V. From Marx to Modern Socialism
The developments that follow—Marxism-Leninism, state socialism, and modern bureaucratic welfare systems—do not return to the earlier tradition. They deepen the Marxist break.
Across these variations, certain features persist:
- centralization of power
- administrative control
- subordination of individual choice to collective goals
Even when combined with liberal rhetoric about rights and inclusion, these systems rely on coercive structures that stand in tension with individual autonomy.
This is precisely the paradox identified by Jean-Claude Michéa: modern politics presents a fusion of economic intervention and cultural liberalism, both operating within a broader liberal framework. But what Michéa does not fully account for is that one branch of this evolution—socialism in its Marxist and post-Marxist forms—has already broken with the original liberal project.
VI. The Real Right
If the Left originated in the Enlightenment, then the true Right must be defined by its opposition to it.
This includes traditions that reject individual autonomy, celebrate hierarchy, and call for the restoration of authority—whether in religious, monarchical, or technocratic form. Contemporary thinkers such as Curtis Yarvin openly challenge the democratic and egalitarian assumptions of modern political life.
Here, at least, the classification is clear: this is a rejection of the Left’s foundational principles, not a variation within them.
VII. Reconstructing the Spectrum
Once these distinctions are restored, the traditional spectrum collapses.
What is commonly labeled “left” today contains two incompatible elements:
- a liberal commitment to individual rights
- a socialist tendency toward collective control
What is labeled “right” often mixes:
- market advocacy rooted in liberal tradition
- reactionary critiques of modernity
Libertarianism, in contrast, occupies a more coherent position. It extends the original Left’s commitment to individual autonomy while rejecting both state power and collectivist planning.
Conclusion
The question is not whether libertarianism belongs to the Left or the Right as currently defined. It is whether those categories still describe anything real.
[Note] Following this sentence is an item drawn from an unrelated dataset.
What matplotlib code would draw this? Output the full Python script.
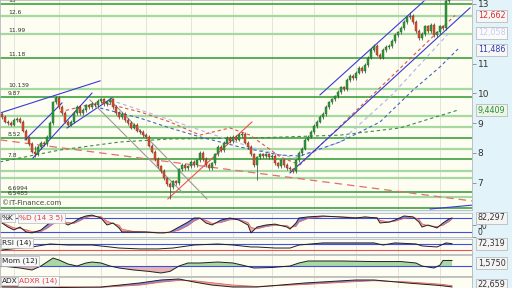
import matplotlib
matplotlib.use('Agg')
import matplotlib.pyplot as plt
import numpy as np

matplotlib.rcParams['font.family'] = 'DejaVu Sans'

W, H = 512, 288

# ---- daily closes, oldest -> newest ----
closes = [9.20, 9.05, 9.00, 8.95, 9.10, 9.15, 9.05, 8.75, 8.50, 8.30,
          8.05, 7.95, 8.20, 8.35, 8.30, 8.55, 9.00, 9.70, 9.85, 9.55,
          9.35, 9.05, 8.95, 9.05, 9.35, 9.55, 9.35, 9.45, 9.60, 9.55,
          9.65, 9.60, 9.75, 9.80, 9.65, 9.70, 9.80, 9.55, 9.35, 9.20,
          9.30, 9.10, 9.00, 8.85, 8.95, 8.75, 8.70, 8.60, 8.55, 8.25,
          8.05, 7.80, 7.55, 7.40, 7.15, 6.95, 6.85, 7.05, 7.00, 7.45,
          7.60, 7.50, 7.55, 7.70, 7.60, 7.75, 8.00, 7.80, 7.60, 7.50,
          7.65, 7.95, 8.20, 8.10, 8.35, 8.50, 8.40, 8.55, 8.45, 8.60,
          8.65, 8.35, 8.20, 7.95, 7.60, 7.85, 7.95, 7.90, 7.95, 7.85,
          7.90, 7.65, 7.55, 7.75, 7.60, 7.50, 7.45, 7.40, 7.75, 8.00,
          8.15, 8.45, 8.55, 8.70, 8.90, 9.05, 9.20, 9.30, 9.55, 9.70,
          9.80, 9.90, 10.05, 10.20, 10.15, 10.45, 10.60, 10.50, 10.70, 10.85,
          10.75, 10.95, 11.20, 11.45, 11.60, 11.30, 11.20, 11.45, 11.55, 11.60,
          11.75, 11.95, 12.05, 12.20, 12.40, 12.55, 12.60, 12.40, 12.10, 11.85,
          12.00, 12.25, 12.10, 12.30, 11.95, 12.05, 12.25, 12.20, 13.10, 13.12]
first_open = 9.30
# candles with long shadows: index -> (high, low)
long_shadows = {11: (8.25, 7.85), 56: (6.98, 6.45), 85: (7.90, 7.10),
                97: (7.50, 7.33), 136: (12.72, 12.50), 149: (13.20, 13.08)}

# ---- horizontal support / resistance ----
levels_strong = [13.0, 11.18, 9.87, 8.50, 7.80, 6.69, 6.15]
levels_weak = [12.6, 11.99, 10.139, 9.24, 8.87, 8.13, 7.40, 7.16, 6.52]
level_names = ['13', '12.6', '11.99', '11.18', '10.139', '9.87', '8.52', '7.8', '6.6994', '6.5485']
level_at = [13.0, 12.6, 11.99, 11.18, 10.139, 9.87, 8.50, 7.80, 6.69, 6.52]

# ---- drawn trend lines: (day0, price0, day1, price1) ----
blue_lines = [(-0.7, 9.34, 32.7, 10.42), (7.7, 8.44, 20.0, 9.68), (10.3, 7.83, 30.0, 10.01),
              (21.7, 8.84, 36.7, 9.85), (96.0, 7.33, 156.0, 12.87), (106.0, 9.95, 141.0, 13.13),
              (142.7, 6.12, 156.7, 6.25)]
gray_lines = [(29.3, 9.78, 60.3, 6.66), (36.0, 9.78, 68.3, 6.46)]
red_lines = [(55.3, 6.46, 83.3, 9.04)]
red_long_dash = (-0.7, 8.44, 156.7, 6.39)

# ---- moving averages (sampled) ----
ma_red_d = [19.3, 32.7, 46, 56, 66, 76, 82.7, 92.7, 99.3, 151]
ma_red_v = [9.38, 9.71, 9.38, 9.04, 8.60, 8.84, 8.60, 7.87, 7.60, 12.62]
ma_blue_d = [32.7, 46, 56, 66, 79.3, 92.7, 99.3, 112.7, 126, 137, 146, 152]
ma_blue_v = [9.51, 9.17, 8.84, 8.54, 8.20, 7.93, 7.90, 8.37, 9.04, 10.11, 10.89, 11.49]
ma_lav_d = [36, 56, 71, 86, 97.7, 112.7, 130, 149.3]
ma_lav_v = [9.78, 9.11, 8.60, 8.10, 7.83, 8.37, 9.95, 12.06]
ma_green_d = [-0.7, 19.3, 39.3, 56, 82.7, 112.7, 132.7, 152]
ma_green_v = [7.70, 8.10, 8.37, 8.47, 8.50, 8.60, 8.84, 9.44]

# ---- indicators ----
stoch_d = [0, 2, 4, 6, 8, 10, 13, 15, 17, 19, 22, 24, 26, 28, 30, 33, 35, 37, 39, 40,
           44, 48, 52, 54, 56, 59, 62, 64, 66, 68, 70, 73, 76, 79, 82, 83, 85, 88, 91, 95,
           96, 98, 99, 102, 107, 112, 118, 121, 125, 126, 129, 131, 134, 137, 139, 140, 142, 145, 147, 149, 150]
stoch_k = [60, 42, 29, 42, 20, 16, 29, 51, 73, 73, 51, 64, 82, 91, 95, 82, 51, 60, 38, 20,
           20, 20, 16, 16, 20, 42, 64, 82, 82, 60, 51, 73, 82, 73, 51, 16, 42, 51, 55, 42,
           33, 60, 82, 87, 91, 87, 82, 87, 82, 60, 64, 73, 91, 87, 64, 42, 51, 38, 60, 78, 82]
stoch_sig = [62, 50, 38, 36, 30, 22, 22, 36, 55, 68, 62, 58, 70, 84, 90, 88, 68, 58, 50, 32,
             22, 20, 18, 17, 18, 28, 48, 68, 80, 72, 58, 62, 74, 76, 62, 40, 34, 44, 50, 48,
             40, 45, 64, 80, 88, 88, 84, 85, 84, 72, 64, 68, 80, 86, 76, 56, 48, 44, 50, 66, 78]
rsi_d = [0, 6, 10, 16, 22, 30, 36, 39, 46, 52, 57, 64, 72, 77, 83, 85, 91, 96, 99, 107,
         124, 127, 131, 138, 140, 145, 148, 150]
rsi_v = [30, 43, 50, 70, 63, 63, 50, 43, 37, 37, 43, 63, 70, 63, 50, 50, 43, 43, 63, 77,
         77, 63, 77, 70, 57, 50, 77, 72]
mom_d = [0, 6, 10, 13, 15, 17, 19, 22, 25, 28, 30, 33, 36, 39, 44, 49, 53, 56, 59, 62,
         66, 72, 77, 80, 84, 90, 96, 99, 102, 113, 124, 133, 138, 140, 144, 146, 147, 150]
mom_v = [0, -0.63, -1.26, 0, 1.26, 2.5, 1.9, 0.63, 0, 0.95, 1.26, 0.95, 0, -0.63, -1.26, -1.7,
         -2.2, -1.7, 0, 0.95, 0.95, 1.26, 0.95, 0.3, -0.63, -0.47, 0, 0.95, 1.58, 1.58,
         1.4, 1.4, 0.95, 0, -0.63, 0.3, 1.75, 1.75]
adx_d = [0, 20, 33, 46, 53, 59, 64, 70, 77, 85, 101, 118, 124, 135, 146, 150]
adx_v = [22.6, 21.7, 22.6, 29.6, 34.8, 36.5, 31.3, 26, 22.6, 22.6, 29.6, 34.8, 34.8, 29.6, 25.2, 22.7]
adxr_v = [24, 23, 22, 26, 31, 34, 33.5, 30, 26, 23.5, 27, 32, 33.5, 31.5, 27.5, 25]

month_starts = [4, 19, 33, 48, 63, 77, 90, 104, 118, 132, 146]

C_GREEN_D = '#2C9A2C'
C_GREEN_L = '#A6D9A0'
BG = '#FDFDF1'

fig = plt.figure(figsize=(W / 100, H / 100), dpi=100)
fig.patch.set_facecolor('#E2F4F9')


def panel(top, bottom):
    a = fig.add_axes([0, 1 - bottom / H, 472 / W, (bottom - top) / H])
    a.set_facecolor(BG)
    a.set_xlim(-2 / 3, 470 / 3)
    a.set_xticks(month_starts)
    a.grid(axis='x', color='#E4E4DA', lw=0.7)
    a.tick_params(axis='x', length=0, labelbottom=False)
    a.yaxis.tick_right()
    a.tick_params(axis='y', length=3, width=0.6, color='#888888', labelsize=6.5,
                  labelcolor='#333333', pad=1)
    for s in a.spines.values():
        s.set_color('#B8B8B8')
        s.set_linewidth(0.6)
    a.set_axisbelow(True)
    return a


ax = panel(0, 210)
ax.set_ylim(6.087, 13.134)
ax.set_yticks([7, 8, 9, 10, 11, 13])
ax.set_yticklabels(['7', '8', '9', '10', '11', '13'])

for lv in levels_weak:
    ax.axhline(lv, color=C_GREEN_L, lw=1.6, zorder=1)
for lv in levels_strong:
    ax.axhline(lv, color=C_GREEN_D, lw=1.1, zorder=1)
for name, lv in zip(level_names, level_at):
    ax.text(2, lv + 0.04, name, fontsize=4.3, color='#333333', ha='left', va='bottom', zorder=6)

# moving averages
ax.plot(ma_green_d, ma_green_v, color='#3C8C50', lw=0.8, ls=(0, (3, 2.5)), zorder=2)
ax.plot(ma_lav_d, ma_lav_v, color='#B4BCEA', lw=0.9, ls=(0, (3, 2.5)), zorder=2)
ax.plot(ma_blue_d, ma_blue_v, color='#4A62C4', lw=0.8, ls=(0, (3, 2.5)), zorder=2)
ax.plot(ma_red_d, ma_red_v, color='#E05050', lw=0.8, ls=(0, (3, 2.5)), zorder=2)
ax.plot(red_long_dash[::2], red_long_dash[1::2], color='#E07070', lw=0.9, ls=(0, (6, 4)), zorder=2)

for d0, p0, d1, p1 in blue_lines:
    ax.plot([d0, d1], [p0, p1], color='#3A3AD8', lw=0.8, zorder=2)
for d0, p0, d1, p1 in gray_lines:
    ax.plot([d0, d1], [p0, p1], color='#9A9A9A', lw=0.8, zorder=2)
for d0, p0, d1, p1 in red_lines:
    ax.plot([d0, d1], [p0, p1], color='#F05050', lw=0.8, zorder=2)

# candles
c = np.array(closes)
o = np.array([first_open] + closes[:-1])
hi = np.maximum(o, c) + 0.06
lo = np.minimum(o, c) - 0.06
for k, (h_, l_) in long_shadows.items():
    hi[k], lo[k] = max(hi[k], h_), min(lo[k], l_)
days = np.arange(len(c))
up = c >= o
ax.vlines(days, lo, hi, color='#3A3A3A', lw=0.5, zorder=3)
body = np.maximum(np.abs(c - o), 0.03)
ax.bar(days[up], body[up], bottom=o[up], width=0.7, color='#2E9E3A',
       edgecolor='#1C5C22', lw=0.3, zorder=4)
ax.bar(days[~up], body[~up], bottom=c[~up], width=0.7, color='#E0502E',
       edgecolor='#7A2A1A', lw=0.3, zorder=4)

ax.text(0.004, 0.035, '\u00a9IT-Finance.com', transform=ax.transAxes, fontsize=5,
        color='#444444', va='center', ha='left', zorder=6)

# value boxes on the right of the price panel
ytr = ax.get_yaxis_transform()
for txt, val, col, fc in [('12,662', 12.60, '#E03030', '#F6F6F6'),
                          ('12,058', 12.03, '#C8CCEE', '#FAFAFA'),
                          ('11,486', 11.46, '#3040B0', '#F6F6F6'),
                          ('9,4409', 9.44, '#2E8B3E', '#EAF6E6')]:
    ax.text(1.012, val, txt, transform=ytr, fontsize=5.8, color=col, va='center', ha='left',
            clip_on=False, zorder=7,
            bbox=dict(boxstyle='square,pad=0.2', fc=fc, ec='#B0B0B0', lw=0.5))

# ---- stochastic ----
ax_st = panel(213, 237)
ax_st.set_ylim(-2.2, 104.3)
ax_st.set_yticks([0, 50])
ax_st.set_yticklabels(['0', '50'], fontsize=5.5)
ax_st.get_yticklabels()[0].set_va('bottom')
ax_st.axhline(80, color='#4050E0', lw=0.8)
ax_st.axhline(20, color='#4050E0', lw=0.8)
ks, ds = np.array(stoch_k), np.array(stoch_sig)
ax_st.fill_between(stoch_d, ks, ds, where=ks >= ds, interpolate=True, color='#8C8CE6', lw=0)
ax_st.fill_between(stoch_d, ks, ds, where=ks < ds, interpolate=True, color='#F2A8A8', lw=0)
ax_st.plot(stoch_d, ds, color='#E06060', lw=0.6)
ax_st.plot(stoch_d, ks, color='#202020', lw=0.7)
ax_st.text(1.012, 82.3, '82,297', transform=ax_st.get_yaxis_transform(), fontsize=5.8,
           color='#333333', va='center', clip_on=False, zorder=7,
           bbox=dict(boxstyle='square,pad=0.2', fc='#F4F4F4', ec='#B0B0B0', lw=0.5))

# ---- RSI ----
ax_rsi = panel(239, 254)
ax_rsi.set_ylim(3.3, 103)
ax_rsi.set_yticks([])
ax_rsi.axhline(70, color='#4050E0', lw=0.8)
ax_rsi.axhline(30, color='#F05050', lw=0.8)
rv = np.array(rsi_v)
ax_rsi.fill_between(rsi_d, rv, 70, where=rv >= 70, interpolate=True, color='#8C8CE6', lw=0)
ax_rsi.fill_between(rsi_d, rv, 30, where=rv <= 30, interpolate=True, color='#F2A8A8', lw=0)
ax_rsi.plot(rsi_d, rv, color='#202020', lw=0.7)
ax_rsi.text(1.012, 70, '72,319', transform=ax_rsi.get_yaxis_transform(), fontsize=5.8,
            color='#333333', va='center', clip_on=False, zorder=7,
            bbox=dict(boxstyle='square,pad=0.2', fc='#F4F4F4', ec='#B0B0B0', lw=0.5))

# ---- Momentum ----
ax_mom = panel(255, 276)
ax_mom.set_ylim(-3.15, 3.47)
ax_mom.set_yticks([])
mv = np.array(mom_v)
ax_mom.fill_between(mom_d, mv, 0, where=mv >= 0, interpolate=True, color='#A9D8A2', lw=0)
ax_mom.fill_between(mom_d, mv, 0, where=mv < 0, interpolate=True, color='#E6B4B4', lw=0)
ax_mom.axhline(0, color='#4050E0', lw=0.8)
ax_mom.plot(mom_d, mv, color='#202020', lw=0.7)
ax_mom.text(1.012, 0.9, '1,5750', transform=ax_mom.get_yaxis_transform(), fontsize=5.8,
            color='#333333', va='center', clip_on=False, zorder=7,
            bbox=dict(boxstyle='square,pad=0.2', fc='#F4F4F4', ec='#B0B0B0', lw=0.5))

# ---- ADX ----
ax_adx = panel(277, 300)
ax_adx.set_ylim(0, 40)
ax_adx.set_yticks([])
av, arv = np.array(adx_v), np.array(adxr_v)
ax_adx.fill_between(adx_d, av, arv, where=av >= arv, interpolate=True, color='#8C8CE6', lw=0)
ax_adx.fill_between(adx_d, av, arv, where=av < arv, interpolate=True, color='#F2A8A8', lw=0)
ax_adx.plot(adx_d, arv, color='#E06060', lw=0.6)
ax_adx.plot(adx_d, av, color='#202020', lw=0.7)
ax_adx.text(1.012, 26.5, '22,659', transform=ax_adx.get_yaxis_transform(), fontsize=5.8,
            color='#333333', va='center', clip_on=False, zorder=7,
            bbox=dict(boxstyle='square,pad=0.2', fc='#F4F4F4', ec='#B0B0B0', lw=0.5))

# panel captions
box = dict(boxstyle='square,pad=0.2', fc='#F8F8F8', ec='#B8B8B8', lw=0.5)


def cap(x, y, s, col='#222222'):
    fig.text(x / W, 1 - y / H, s, fontsize=5.3, color=col, va='center', ha='left', bbox=box)


cap(2, 218, '%K')
cap(19, 218, '%D (14 3 5)', '#E04040')
cap(2, 243, 'RSI (14)')
cap(2, 261, 'Mom (12)')
cap(2, 281, 'ADX')
cap(19, 281, 'ADXR (14)', '#E04040')

fig.savefig('out.png', dpi=100, facecolor=fig.get_facecolor())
Historically, the answer is clear.
The Left began as a project of individual emancipation. Libertarianism carries that project to its logical conclusion. Socialism, in its Marxist and post-Marxist forms, departs from it by subordinating the individual to the collective. And the true Right stands outside it altogether, in opposition to the Enlightenment itself.
Libertarianism is not a right-wing ideology.
It is what remains of the Left once its contradictions are stripped away.